• [Source data]
____________

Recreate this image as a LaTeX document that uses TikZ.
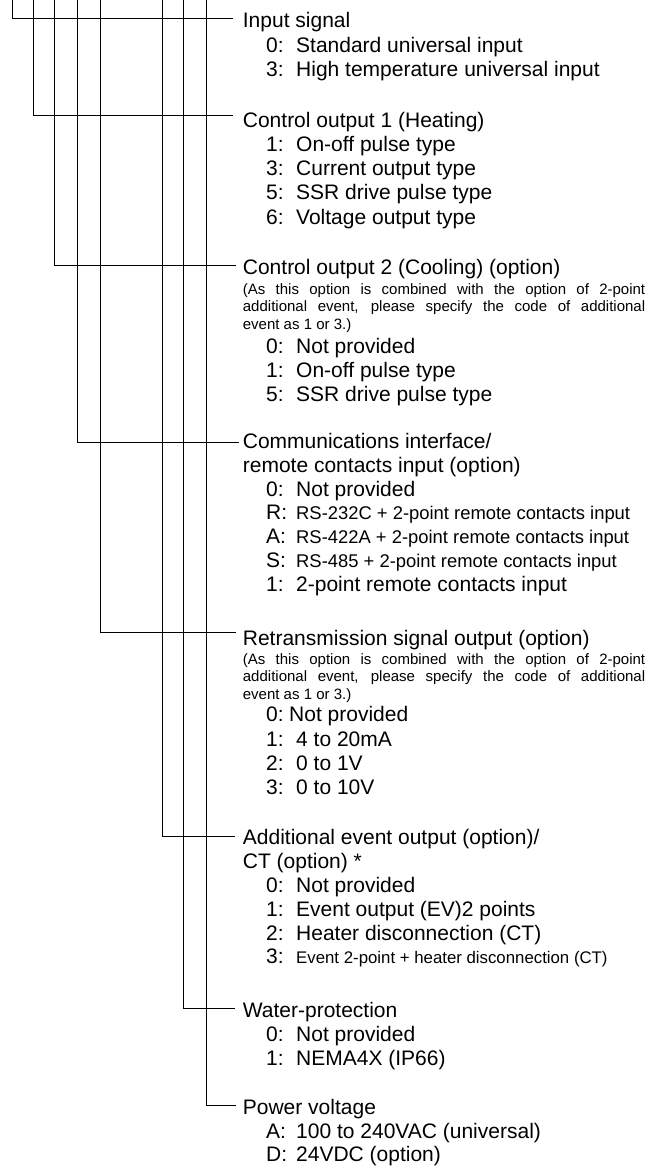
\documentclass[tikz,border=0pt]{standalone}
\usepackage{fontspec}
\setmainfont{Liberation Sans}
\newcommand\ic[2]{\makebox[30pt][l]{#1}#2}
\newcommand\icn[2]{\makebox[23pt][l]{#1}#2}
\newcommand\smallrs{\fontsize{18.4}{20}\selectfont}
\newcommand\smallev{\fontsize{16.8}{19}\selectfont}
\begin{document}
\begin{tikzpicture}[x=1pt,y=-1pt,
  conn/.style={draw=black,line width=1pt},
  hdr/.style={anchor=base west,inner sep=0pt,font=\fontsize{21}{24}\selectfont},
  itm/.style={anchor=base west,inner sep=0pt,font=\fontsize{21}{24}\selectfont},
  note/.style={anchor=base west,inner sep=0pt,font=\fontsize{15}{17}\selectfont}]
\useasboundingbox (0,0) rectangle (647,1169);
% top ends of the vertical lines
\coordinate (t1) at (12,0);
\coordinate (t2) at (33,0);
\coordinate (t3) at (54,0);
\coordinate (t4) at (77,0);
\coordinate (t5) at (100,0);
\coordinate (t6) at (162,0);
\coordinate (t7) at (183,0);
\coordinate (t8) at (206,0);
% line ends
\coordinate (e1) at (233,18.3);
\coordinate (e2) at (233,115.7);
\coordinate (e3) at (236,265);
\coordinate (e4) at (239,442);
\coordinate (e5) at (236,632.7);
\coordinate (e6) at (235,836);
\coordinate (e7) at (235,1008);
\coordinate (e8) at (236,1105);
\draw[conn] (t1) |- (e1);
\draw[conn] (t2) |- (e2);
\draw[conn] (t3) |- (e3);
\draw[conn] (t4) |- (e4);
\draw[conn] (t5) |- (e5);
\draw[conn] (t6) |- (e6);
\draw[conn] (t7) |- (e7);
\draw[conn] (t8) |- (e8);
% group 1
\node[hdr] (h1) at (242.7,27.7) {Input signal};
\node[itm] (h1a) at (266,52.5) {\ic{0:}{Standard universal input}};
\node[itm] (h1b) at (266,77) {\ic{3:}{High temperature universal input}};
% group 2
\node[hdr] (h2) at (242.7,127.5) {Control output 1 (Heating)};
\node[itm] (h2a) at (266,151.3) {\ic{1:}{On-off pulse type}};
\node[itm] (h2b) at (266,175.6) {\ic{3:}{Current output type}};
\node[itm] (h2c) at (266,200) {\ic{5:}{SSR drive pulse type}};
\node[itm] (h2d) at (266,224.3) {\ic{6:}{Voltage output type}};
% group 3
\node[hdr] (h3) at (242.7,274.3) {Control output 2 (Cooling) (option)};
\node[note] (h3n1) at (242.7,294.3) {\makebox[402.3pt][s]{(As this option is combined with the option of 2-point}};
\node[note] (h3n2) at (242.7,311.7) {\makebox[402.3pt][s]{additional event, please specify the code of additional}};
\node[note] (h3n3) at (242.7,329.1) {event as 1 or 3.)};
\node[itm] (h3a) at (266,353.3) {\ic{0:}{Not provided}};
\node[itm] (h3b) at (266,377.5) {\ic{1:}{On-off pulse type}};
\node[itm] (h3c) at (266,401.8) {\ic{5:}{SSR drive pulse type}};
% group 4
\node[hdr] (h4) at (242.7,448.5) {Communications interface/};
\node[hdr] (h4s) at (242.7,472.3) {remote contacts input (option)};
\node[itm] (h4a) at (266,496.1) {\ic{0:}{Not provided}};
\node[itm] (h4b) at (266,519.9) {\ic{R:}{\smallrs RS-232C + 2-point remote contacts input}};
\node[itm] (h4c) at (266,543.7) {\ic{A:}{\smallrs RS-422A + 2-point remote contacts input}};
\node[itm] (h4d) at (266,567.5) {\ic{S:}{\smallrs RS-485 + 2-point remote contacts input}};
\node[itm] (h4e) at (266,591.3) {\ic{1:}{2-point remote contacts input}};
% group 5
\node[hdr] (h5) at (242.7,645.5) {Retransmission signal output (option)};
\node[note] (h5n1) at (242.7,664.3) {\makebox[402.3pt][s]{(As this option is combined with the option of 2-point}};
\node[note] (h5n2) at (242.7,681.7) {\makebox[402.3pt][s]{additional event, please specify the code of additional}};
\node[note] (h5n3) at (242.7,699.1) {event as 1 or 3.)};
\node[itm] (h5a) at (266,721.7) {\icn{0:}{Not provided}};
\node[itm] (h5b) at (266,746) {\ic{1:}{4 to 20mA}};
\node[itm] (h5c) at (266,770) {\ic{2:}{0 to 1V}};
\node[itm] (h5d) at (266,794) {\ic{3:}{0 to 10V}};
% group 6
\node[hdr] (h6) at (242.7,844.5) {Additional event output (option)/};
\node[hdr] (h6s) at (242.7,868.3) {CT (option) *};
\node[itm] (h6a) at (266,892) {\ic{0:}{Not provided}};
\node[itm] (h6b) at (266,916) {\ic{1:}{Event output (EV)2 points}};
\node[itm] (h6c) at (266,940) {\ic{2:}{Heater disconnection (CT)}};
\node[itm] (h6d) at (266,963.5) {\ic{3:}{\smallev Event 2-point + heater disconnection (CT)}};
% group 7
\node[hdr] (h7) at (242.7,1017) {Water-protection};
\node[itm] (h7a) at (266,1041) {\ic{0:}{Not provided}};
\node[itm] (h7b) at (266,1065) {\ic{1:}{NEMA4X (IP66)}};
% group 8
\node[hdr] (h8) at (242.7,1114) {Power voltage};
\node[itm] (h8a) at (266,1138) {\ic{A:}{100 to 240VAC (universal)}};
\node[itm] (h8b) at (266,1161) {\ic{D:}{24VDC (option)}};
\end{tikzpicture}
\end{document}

____________

• [What you are asked to do] Without the pictures, write out the whole listing above exactly as it appears.

• [Solved exercise]
Recreate this image as a LaTeX document that uses TikZ.
\documentclass[tikz,border=0pt]{standalone}
\usepackage{fontspec}
\setmainfont{Liberation Sans}
\newcommand\ic[2]{\makebox[30pt][l]{#1}#2}
\newcommand\icn[2]{\makebox[23pt][l]{#1}#2}
\newcommand\smallrs{\fontsize{18.4}{20}\selectfont}
\newcommand\smallev{\fontsize{16.8}{19}\selectfont}
\begin{document}
\begin{tikzpicture}[x=1pt,y=-1pt,
  conn/.style={draw=black,line width=1pt},
  hdr/.style={anchor=base west,inner sep=0pt,font=\fontsize{21}{24}\selectfont},
  itm/.style={anchor=base west,inner sep=0pt,font=\fontsize{21}{24}\selectfont},
  note/.style={anchor=base west,inner sep=0pt,font=\fontsize{15}{17}\selectfont}]
\useasboundingbox (0,0) rectangle (647,1169);
% top ends of the vertical lines
\coordinate (t1) at (12,0);
\coordinate (t2) at (33,0);
\coordinate (t3) at (54,0);
\coordinate (t4) at (77,0);
\coordinate (t5) at (100,0);
\coordinate (t6) at (162,0);
\coordinate (t7) at (183,0);
\coordinate (t8) at (206,0);
% line ends
\coordinate (e1) at (233,18.3);
\coordinate (e2) at (233,115.7);
\coordinate (e3) at (236,265);
\coordinate (e4) at (239,442);
\coordinate (e5) at (236,632.7);
\coordinate (e6) at (235,836);
\coordinate (e7) at (235,1008);
\coordinate (e8) at (236,1105);
\draw[conn] (t1) |- (e1);
\draw[conn] (t2) |- (e2);
\draw[conn] (t3) |- (e3);
\draw[conn] (t4) |- (e4);
\draw[conn] (t5) |- (e5);
\draw[conn] (t6) |- (e6);
\draw[conn] (t7) |- (e7);
\draw[conn] (t8) |- (e8);
% group 1
\node[hdr] (h1) at (242.7,27.7) {Input signal};
\node[itm] (h1a) at (266,52.5) {\ic{0:}{Standard universal input}};
\node[itm] (h1b) at (266,77) {\ic{3:}{High temperature universal input}};
% group 2
\node[hdr] (h2) at (242.7,127.5) {Control output 1 (Heating)};
\node[itm] (h2a) at (266,151.3) {\ic{1:}{On-off pulse type}};
\node[itm] (h2b) at (266,175.6) {\ic{3:}{Current output type}};
\node[itm] (h2c) at (266,200) {\ic{5:}{SSR drive pulse type}};
\node[itm] (h2d) at (266,224.3) {\ic{6:}{Voltage output type}};
% group 3
\node[hdr] (h3) at (242.7,274.3) {Control output 2 (Cooling) (option)};
\node[note] (h3n1) at (242.7,294.3) {\makebox[402.3pt][s]{(As this option is combined with the option of 2-point}};
\node[note] (h3n2) at (242.7,311.7) {\makebox[402.3pt][s]{additional event, please specify the code of additional}};
\node[note] (h3n3) at (242.7,329.1) {event as 1 or 3.)};
\node[itm] (h3a) at (266,353.3) {\ic{0:}{Not provided}};
\node[itm] (h3b) at (266,377.5) {\ic{1:}{On-off pulse type}};
\node[itm] (h3c) at (266,401.8) {\ic{5:}{SSR drive pulse type}};
% group 4
\node[hdr] (h4) at (242.7,448.5) {Communications interface/};
\node[hdr] (h4s) at (242.7,472.3) {remote contacts input (option)};
\node[itm] (h4a) at (266,496.1) {\ic{0:}{Not provided}};
\node[itm] (h4b) at (266,519.9) {\ic{R:}{\smallrs RS-232C + 2-point remote contacts input}};
\node[itm] (h4c) at (266,543.7) {\ic{A:}{\smallrs RS-422A + 2-point remote contacts input}};
\node[itm] (h4d) at (266,567.5) {\ic{S:}{\smallrs RS-485 + 2-point remote contacts input}};
\node[itm] (h4e) at (266,591.3) {\ic{1:}{2-point remote contacts input}};
% group 5
\node[hdr] (h5) at (242.7,645.5) {Retransmission signal output (option)};
\node[note] (h5n1) at (242.7,664.3) {\makebox[402.3pt][s]{(As this option is combined with the option of 2-point}};
\node[note] (h5n2) at (242.7,681.7) {\makebox[402.3pt][s]{additional event, please specify the code of additional}};
\node[note] (h5n3) at (242.7,699.1) {event as 1 or 3.)};
\node[itm] (h5a) at (266,721.7) {\icn{0:}{Not provided}};
\node[itm] (h5b) at (266,746) {\ic{1:}{4 to 20mA}};
\node[itm] (h5c) at (266,770) {\ic{2:}{0 to 1V}};
\node[itm] (h5d) at (266,794) {\ic{3:}{0 to 10V}};
% group 6
\node[hdr] (h6) at (242.7,844.5) {Additional event output (option)/};
\node[hdr] (h6s) at (242.7,868.3) {CT (option) *};
\node[itm] (h6a) at (266,892) {\ic{0:}{Not provided}};
\node[itm] (h6b) at (266,916) {\ic{1:}{Event output (EV)2 points}};
\node[itm] (h6c) at (266,940) {\ic{2:}{Heater disconnection (CT)}};
\node[itm] (h6d) at (266,963.5) {\ic{3:}{\smallev Event 2-point + heater disconnection (CT)}};
% group 7
\node[hdr] (h7) at (242.7,1017) {Water-protection};
\node[itm] (h7a) at (266,1041) {\ic{0:}{Not provided}};
\node[itm] (h7b) at (266,1065) {\ic{1:}{NEMA4X (IP66)}};
% group 8
\node[hdr] (h8) at (242.7,1114) {Power voltage};
\node[itm] (h8a) at (266,1138) {\ic{A:}{100 to 240VAC (universal)}};
\node[itm] (h8b) at (266,1161) {\ic{D:}{24VDC (option)}};
\end{tikzpicture}
\end{document}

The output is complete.